One number that analysts like to track is net income. It provides a point of reference for how well the company is doing from an earnings perspective. If net income is higher than it was the previous quarter or year, and if it beats analyst estimates, it's a win for the company.

But how reliable are these earnings numbers? Due to the myriad of accounting conventions, companies can manipulate earnings numbers up or down to serve their own needs. 

Some companies manipulate earnings downward to reduce the taxes they owe. Others find ways to artificially inflate earnings to make them look better to analysts and investors.

Companies that manipulate their earnings are said to have poor or low earnings quality. Companies that do not manipulate their earnings have a high quality of earnings.This is because as a company's quality of earnings improves, its need to manipulate earnings to portray a certain financial state decreases. However, many companies with high earnings quality will still adjust their financial information to minimize their tax burden.

As noted above, companies with a high quality of earnings stick with the GAAP standards. The fundamental qualities of those standards are reliability and relevance. That is:

  • Reliability: The metric is verifiable, free from error or bias, and accurately represents the transaction.
  • Relevance: The metric is timely and has predictive power. It can confirm or contradict prior predictions and has value when making new predictions.

How Quality of Earnings Works

There are many ways to gauge the quality of earnings by studying a company's annual report.

Analysts usually start at the top of the income statement and work their way down. For instance, companies that report high sales growth may also show high growth in credit sales. Analysts are wary of sales that are due only to loose credit terms. (Changes in credit sales, or accounts receivable, can be found on the balance sheet and cash flow statement.)

Working down the income statement, analysts then might look for variations between operating cash flow and net income. A company that has a high net income but negative cash flows from operations is achieving those apparent earnings somewhere other than sales.

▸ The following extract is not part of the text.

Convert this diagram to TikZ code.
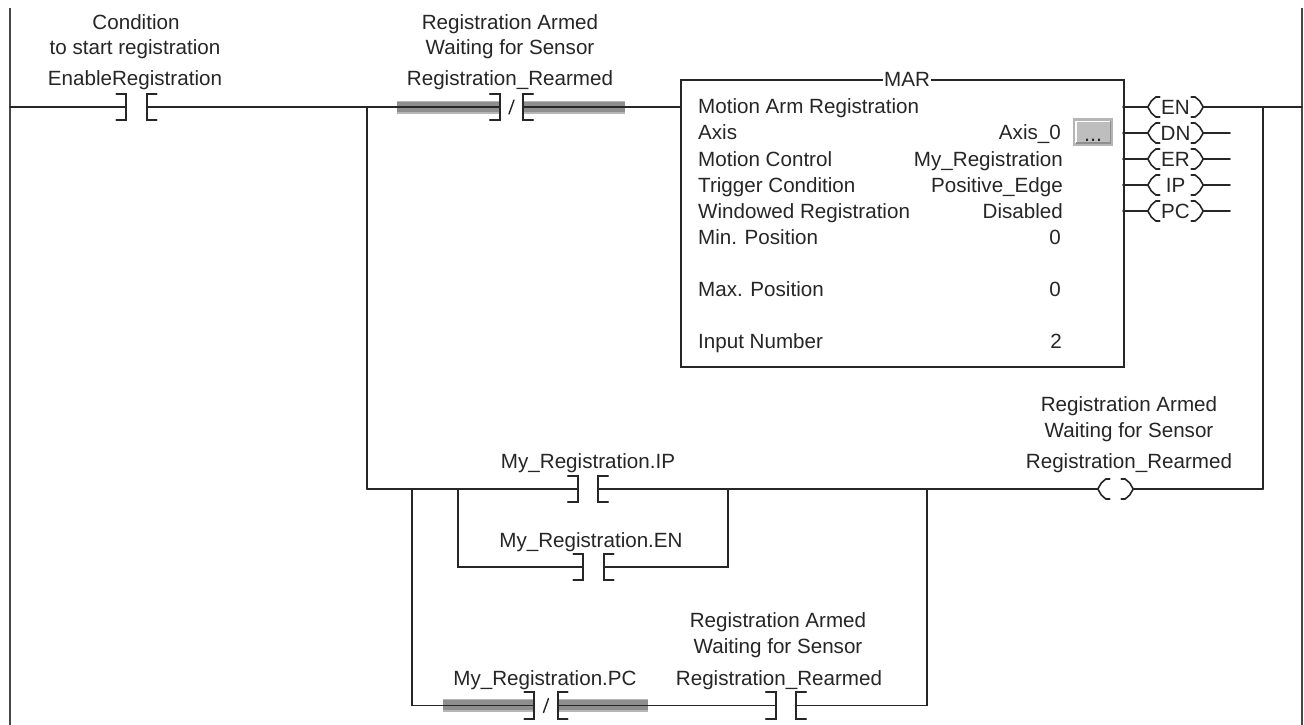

One-time adjustments to net income, also known as nonrecurring income or expenses, are another red flag. For example, a company may decrease expenses in the current year by refinancing all of its debt into a future balloon payment. This would lower debt expense and increase net income for the current year while pushing the repayment problem down the road. Naturally, long-term investors don't care for that move.

Example of Earnings Manipulation

A company can manipulate popular earnings measures such as earnings per share and price-to-earnings ratio by buying back shares of its own stock, which reduces the number of shares outstanding. In this way, a company with declining net income may be able to post earnings-per-share growth.

When earnings-per-share goes up, the price-to-earnings ratio goes down. That should signal that the stock is undervalued. It doesn't, though, if the company changed the number by simply repurchasing shares.

It is particularly worrisome when a company takes on additional debt to finance stock repurchases. Companies might do this to artificially inflate the per-share price of their stock by reducing the number of shares available for purchase on the open market, thus giving the impression that the value of the stock has increased.